Rating the Results

This article is from the archive of The New York Sun before the launch of its new website in 2022. The Sun has neither altered nor updated such articles but will seek to correct any errors, mis-categorizations or other problems introduced during transfer.

The New York Sun

Whether your child is applying to nursery school, kindergarten, high school, or college, the moment you have been waiting for is finally on the horizon. But before we tear open the acceptances and rejections next month, we must first tackle the results of the ever-present battery of standardized tests.


At this very moment, countless New York parents are basking in or cursing, tutoring for or nervously awaiting the results of their children’s ERB, Stanford-Binet, New York State Assessment, Specialized High School Admissions Test, ACT, PSAT, SAT I,SAT II Subject Tests, Advanced Placement Test, and others IQ tests that some schools administer, as if the usual batch isn’t revealing enough.


Whether your children are 4 or 14, and going to public school or private, it seems you won’t be able to avoid standardized tests. What should we make of these unavoidable hurdles? Do they offer insight into our children? Should the results, which are weighed considerably by admissions officers, be ignored by parents, who are far more finely tuned to their children’s weaknesses and strengths? Is it even possible to overlook the result of a test that ranks your child with thousands of other children across the country?


A friend told me recently that she could not care less what her 4-year-old son received on his ERBs, the test required by the admissions departments of most private schools in New York City. She and her husband are planning to send their son to the same school their older child attended – a school that, unlike many competitive schools in the city these days, has a sibling-friendly policy.


“As long as he doesn’t bomb it, the results really won’t matter to the school or to me,” she said.


The results didn’t matter until they arrived – and were in the 99th percentile.


She struggled not to look at her son in a different way. “I always knew he was super bright, but I never thought he would test so well,” she said. She mentioned what many parents experience when their second or third child receives the results from the same standardized test their older child has already taken. “No one wants to compare their kids, but you just can’t help it.”

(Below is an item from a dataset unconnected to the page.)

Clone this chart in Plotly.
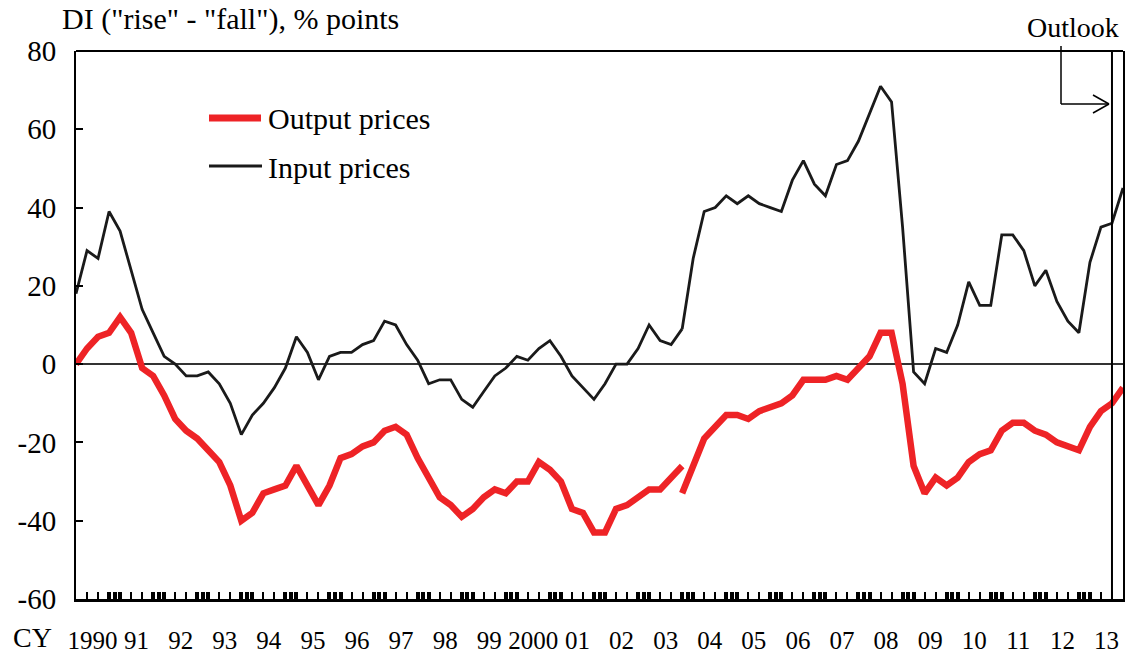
import plotly.graph_objects as go

# ---------------- data ----------------
quarters = [f"{y}Q{q}" for y in range(1990, 2014) for q in range(1, 5)]

# old survey basis: 1990Q1 - 2003Q4
old_quarters = quarters[:quarters.index("2003Q4") + 1]
# new survey basis: 2003Q4 - 2013Q4 (2013Q4 = outlook)
new_quarters = quarters[quarters.index("2003Q4"):]

output_old = [0, 4, 7, 8, 12, 8, -1, -3, -8, -14, -17, -19, -22, -25, -31, -40,
              -38, -33, -32, -31, -26, -31, -36, -31, -24, -23, -21, -20, -17, -16, -18, -24,
              -29, -34, -36, -39, -37, -34, -32, -33, -30, -30, -25, -27, -30, -37, -38, -43,
              -43, -37, -36, -34, -32, -32, -29, -26]
output_new = [-33, -26, -19, -16, -13, -13, -14, -12, -11, -10, -8, -4, -4, -4, -3, -4,
              -1, 2, 8, 8, -5, -26, -33, -29, -31, -29, -25, -23, -22, -17, -15, -15,
              -17, -18, -20, -21, -22, -16, -12, -10, -6]
input_old = [18, 29, 27, 39, 34, 24, 14, 8, 2, 0, -3, -3, -2, -5, -10, -18,
             -13, -10, -6, -1, 7, 3, -4, 2, 3, 3, 5, 6, 11, 10, 5, 1,
             -5, -4, -4, -9, -11, -7, -3, -1, 2, 1, 4, 6, 2, -3, -6, -9,
             -5, 0, 0, 4, 10, 6, 5, 9]
input_new = [9, 27, 39, 40, 43, 41, 43, 41, 40, 39, 47, 52, 46, 43, 51, 52,
             57, 64, 71, 67, 35, -2, -5, 4, 3, 10, 21, 15, 15, 33, 33, 29,
             20, 24, 16, 11, 8, 26, 35, 36, 45]

year_labels = ["1990", "91", "92", "93", "94", "95", "96", "97", "98", "99", "2000",
               "01", "02", "03", "04", "05", "06", "07", "08", "09", "10", "11", "12", "13"]
y_ticks = [80, 60, 40, 20, 0, -20, -40, -60]
y_tick_text = ["80", "60", "40", "20", "0", "-20", "-40", "-60"]
outlook_quarter = "2013Q3"

# ---------------- helpers ----------------
qidx = {q: i for i, q in enumerate(quarters)}
x_old = [qidx[q] for q in old_quarters]
x_new = [qidx[q] for q in new_quarters]
n = len(quarters)

W, H = 1129, 659
L, R, T, B = 76, 1123, 51, 599


def px(xp):
    return (xp - L) / (R - L)


def py(yp):
    return (B - yp) / (B - T)


RED = "#EE2326"
BLK = "#1A1A1A"
FONT = "Liberation Serif"

fig = go.Figure()
fig.add_trace(go.Scatter(x=x_old, y=output_old, mode="lines", name="Output prices",
                         line=dict(color=RED, width=6.5), showlegend=False))
fig.add_trace(go.Scatter(x=x_new, y=output_new, mode="lines", name="Output prices",
                         line=dict(color=RED, width=6.5), showlegend=False))
fig.add_trace(go.Scatter(x=x_old, y=input_old, mode="lines", name="Input prices",
                         line=dict(color=BLK, width=2.8), showlegend=False))
fig.add_trace(go.Scatter(x=x_new, y=input_new, mode="lines", name="Input prices",
                         line=dict(color=BLK, width=2.8), showlegend=False))
# invisible trace to carry the secondary (tick-only) x axis
fig.add_trace(go.Scatter(x=[0, n - 1], y=[None, None], xaxis="x2", mode="lines",
                         showlegend=False, hoverinfo="skip"))

year_centers = [4 * k + 1.5 for k in range(len(year_labels))]
thin_ticks = [i for i in range(n) if i % 4 in (1, 2)]
thick_ticks = []
for k in range(len(year_labels) + 1):
    for v in (4 * k - 1, 4 * k - 0.5, 4 * k):
        if 0 <= v <= n - 1:
            thick_ticks.append(v)

fig.update_layout(
    width=W, height=H,
    margin=dict(l=L, r=W - R, t=T, b=H - B, pad=0, autoexpand=False),
    paper_bgcolor="white", plot_bgcolor="white",
    font=dict(family=FONT, color="black", size=26),
    xaxis=dict(range=[0, n - 1], tickmode="array", tickvals=year_centers, ticktext=year_labels,
               ticks="", showgrid=False, zeroline=False, showline=True, linecolor="black",
               linewidth=3, tickfont=dict(size=25, family=FONT), ticklabelstandoff=17,
               automargin=False,
               minor=dict(tickmode="array", tickvals=thin_ticks, ticks="inside", ticklen=7,
                          tickwidth=1.5, tickcolor="black", showgrid=False)),
    xaxis2=dict(range=[0, n - 1], overlaying="x", anchor="y", side="bottom", matches="x",
                tickmode="array", tickvals=thick_ticks, ticks="inside", ticklen=7,
                tickwidth=4, tickcolor="black", showticklabels=False, showgrid=False,
                zeroline=False, showline=False, automargin=False),
    yaxis=dict(range=[-60, 80], tickmode="array", tickvals=y_ticks, ticktext=y_tick_text,
               ticks="inside", ticklen=7, tickwidth=2, tickcolor="black", showgrid=False,
               showline=True, linecolor="black", linewidth=2, mirror=True,
               zeroline=True, zerolinecolor="#333333", zerolinewidth=1.5,
               tickfont=dict(size=29, family=FONT), ticklabelstandoff=12, automargin=False),
)

shapes = [
    # top border
    dict(type="line", xref="paper", yref="paper", x0=0, x1=1, y0=1, y1=1,
         line=dict(color="black", width=2)),
    # outlook divider
    dict(type="line", xref="x", yref="paper", x0=qidx[outlook_quarter], x1=qidx[outlook_quarter],
         y0=0, y1=1, line=dict(color="black", width=2)),
    # outlook arrow
    dict(type="line", xref="paper", yref="paper", x0=px(1061), x1=px(1061), y0=py(46), y1=py(104),
         line=dict(color="black", width=1.5)),
    dict(type="line", xref="paper", yref="paper", x0=px(1061), x1=px(1109), y0=py(104), y1=py(104),
         line=dict(color="black", width=1.5)),
    dict(type="line", xref="paper", yref="paper", x0=px(1093), x1=px(1109), y0=py(95), y1=py(104),
         line=dict(color="black", width=1.5)),
    dict(type="line", xref="paper", yref="paper", x0=px(1093), x1=px(1109), y0=py(113), y1=py(104),
         line=dict(color="black", width=1.5)),
    # legend samples
    dict(type="line", xref="paper", yref="paper", x0=px(209), x1=px(261), y0=py(118), y1=py(118),
         line=dict(color=RED, width=7)),
    dict(type="line", xref="paper", yref="paper", x0=px(209), x1=px(262), y0=py(166), y1=py(166),
         line=dict(color=BLK, width=2.8)),
]
fig.update_layout(shapes=shapes)

annotations = [
    dict(text="Output prices", x=px(266), y=py(119), xref="paper", yref="paper",
         xanchor="left", yanchor="middle", showarrow=False, font=dict(size=30, family=FONT)),
    dict(text="Input prices", x=px(266), y=py(167), xref="paper", yref="paper",
         xanchor="left", yanchor="middle", showarrow=False, font=dict(size=30, family=FONT)),
    dict(text='DI ("rise" - "fall"), % points', x=px(60), y=py(19), xref="paper", yref="paper",
         xanchor="left", yanchor="middle", showarrow=False, font=dict(size=30, family=FONT)),
    dict(text="Outlook", x=px(1121), y=py(27), xref="paper", yref="paper",
         xanchor="right", yanchor="middle", showarrow=False, font=dict(size=28, family=FONT)),
    dict(text="CY", x=px(11), y=py(637), xref="paper", yref="paper",
         xanchor="left", yanchor="middle", showarrow=False, font=dict(size=28, family=FONT)),
]
fig.update_layout(annotations=annotations)

fig.write_html("out.html", config={"displayModeBar": False},
               post_script="document.body.style.margin='0px';")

It seems there is a danger to receiving such bottom-line numbers (even though the ERB results are accompanied by a page long, written commentary), even when the results are good.


But of course, the danger in overanalyzing the results is greater when the numbers are not stellar. Despite the fact that the ERB instructs parents that test results “do not predict long-range school success,” it is difficult to take this to heart when your child – the apple of your eye – ranks in the 40th or 50th percentiles.


“Years ago I had parents in this school who had a great child,” said one nursery school administrator. “The kid did just average on the ERBs. Nothing terrible. I am telling you that for years, every single time this girl came home with a great report card, or an A on a paper, her parents were surprised. The results from one test she took when she was 4 years old permanently changed their expectations of her. The tests can be dangerous.”


It’s easy to dismiss the tests given to preschoolers. But what about the kids applying to Stuyvesant and Bronx Science, Andover and Choate, Collegiate and Dalton? As the little test-takers get older, it gets harder to ignore the results, particularly because the teenagers themselves are well aware of the role the exams play in determining their admittance to high school.


“We’ve tried to downplay the whole process,” said the mother of an 8th-grader applying to a group of highly selective public high schools, as well as Riverdale, Fieldston, and other elite private schools. “We haven’t gotten any tutors involved and are just letting the chips fall where they may, but I have to concede that our son’s a great test-taker.”


Ah – that dirty little secret. No educator will really say this on the record, but some children are just better at taking standardized tests than others. “No matter how much you tutor some kids, their results are going to stay within a certain range,” said one high-priced tutor. “Forget the knowledge of the actual information being tested – there is a whole art to taking these tests. And I mean art. Some of it can be taught. Another part of it is instinctual, and that can’t be taught.”


Eventually our children will reach the ultimate exercise in standardized-testing madness – the college application process. There is great debate as to whether or not the SATs serve as a helpful guide to admission officers, and just how much consideration the scores should be given when weighed against grades, teacher recommendations, and extracurricular activities. After all, when classes offered by for-profit companies such as Kaplan Test Prep and Admissions offer to help you get “the high SAT score you need,” it’s hard to consider the process fair.


But it’s also hard to imagine that standardized tests are going away anytime soon.It may be that like our great country itself, the use of standardized tests is flawed, but no better system exists.


We parents are able to see the fine shades of gray that make up our children – the talents and the limitations, the emotional intelligence as well as the other kinds that are tested for in 3-hour increments.


But once you’ve decided to raise children in this city, it is impractical to think that you or your child is going to be able to ignore the standardized testing that is required of him. To some extent, you are obligated to take it seriously.


But not too seriously. After all, can you really remember how you did on your SATS, APs, and ERBs?